SanDisk kicked off Computex with a trio of flash-based storage devices made for everything from phones through to ultraportables. The SanDisk SSD line gets the U100, a raw SATA III card that gives thin-and-light notebooks speed closer to desktop SSDs. They can read and write at high peak speeds of 450MB and 340MB per second respectively and yet can fit in anything from a half-sized, slim SSD card through to 2.5-inch, enclosed designs meant for conventional notebooks.
The i100 iSSD is the latest generation of SanDisk’s all-in-one SSD chip and writes more slowly, at 160MB per second, but has the same 450MB per second reads, SATA III connection, and fits into a much smaller size friendlier to tablets.

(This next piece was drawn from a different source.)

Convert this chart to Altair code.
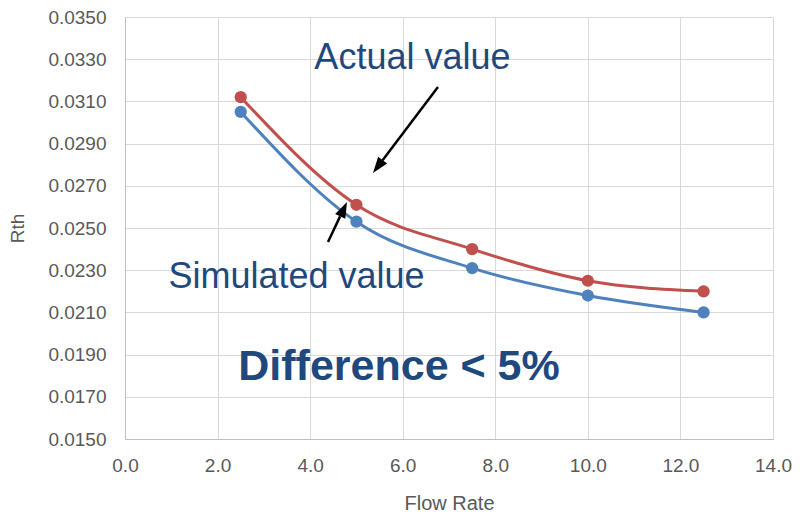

Both the i100 and U100 come in capacities of as little as 8GB and scale up in powers of two to 128GB on the i100 and 256GB for the U100. Test samples are already headed to manufacturers now, and mass production is slated for the summer.
At the smallest end, SanDisk’s iNAND line has been upgraded with the Extreme, a series intended for relatively very fast performance in phones and tablets where size is the tradeoff. Its 80MB per second reads and 50MB writes are slower relative to larger drives but enough to give a speed advantage to using a faster interface like USB 3.0 or to recording 3D and HD video. With chips as small as 12x16mm and just 1mm thick, the chips are even smaller than the i100 and can fit in tighter spaces.
Just 16GB and 64GB versions of the iNAND Extreme will be sampling only in the summer and don’t have a ship date.